But an advantage to being on a frontier is that we can get out into the wilds pretty quickly. In 20 minutes, in fact, and on the way we had to drive through a 1,000 acre forest while technically still in the city (like the 100 Acre Wood, it contains bears).
The other side of the bridge from the Vancouver peninsula you quickly join the Trans-Canadian Highway, which has an evocative enough name itself, but when it hits the Pacific you turn right onto the Sea-to-Sky Highway. And now you're in the middle of nowhere. Forested mountains, their tops already dusted in snow, drop to the waters of Howe Sound, and equally rugged islands with names like Anvil and Keats sit on stormy waters under grey skies. Signs warn you to carry snow chains beyond this point (which we didn't) and others instruct you not to stop because rocks will fall on you.
It was all a bit breathtaking. Luckily in Lions Bay we found a lovely tea room and inhaled again thanks to a cup of English Breakfast and a morning glory muffin. The whole road is 250 miles long, and I don't much fancy driving it when the snow comes down. "This is just a tiny chunk of the vast massiveness!" commented Hannah poetically. Never a truer word.
I shall not be attempting to learn the Squamish language any time soon.
Round the corner from Vancouver, and here we are.
Totem poles aren't things that are worshipped, they record the history of a particular place.
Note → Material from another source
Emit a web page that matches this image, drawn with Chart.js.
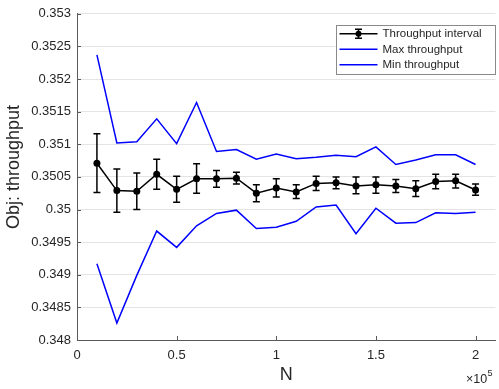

Unfortunately that stone to the left is where they'll put the explanation, so I'm not sure what happened here yet.
I did all that work on the Sea-to-Sky Highway Improvement Project and still they spell my name wrong.
Yep, plenty of sea and sky.
It's 900 miles to the nearest road?! Then I remembered that we're metric up here.
I think that might be Bowyer Island.
Hannah, tea, muffin.
Someone still doesn't entirely appreciate his snow suit.
A final view on the way home to relative civilisation.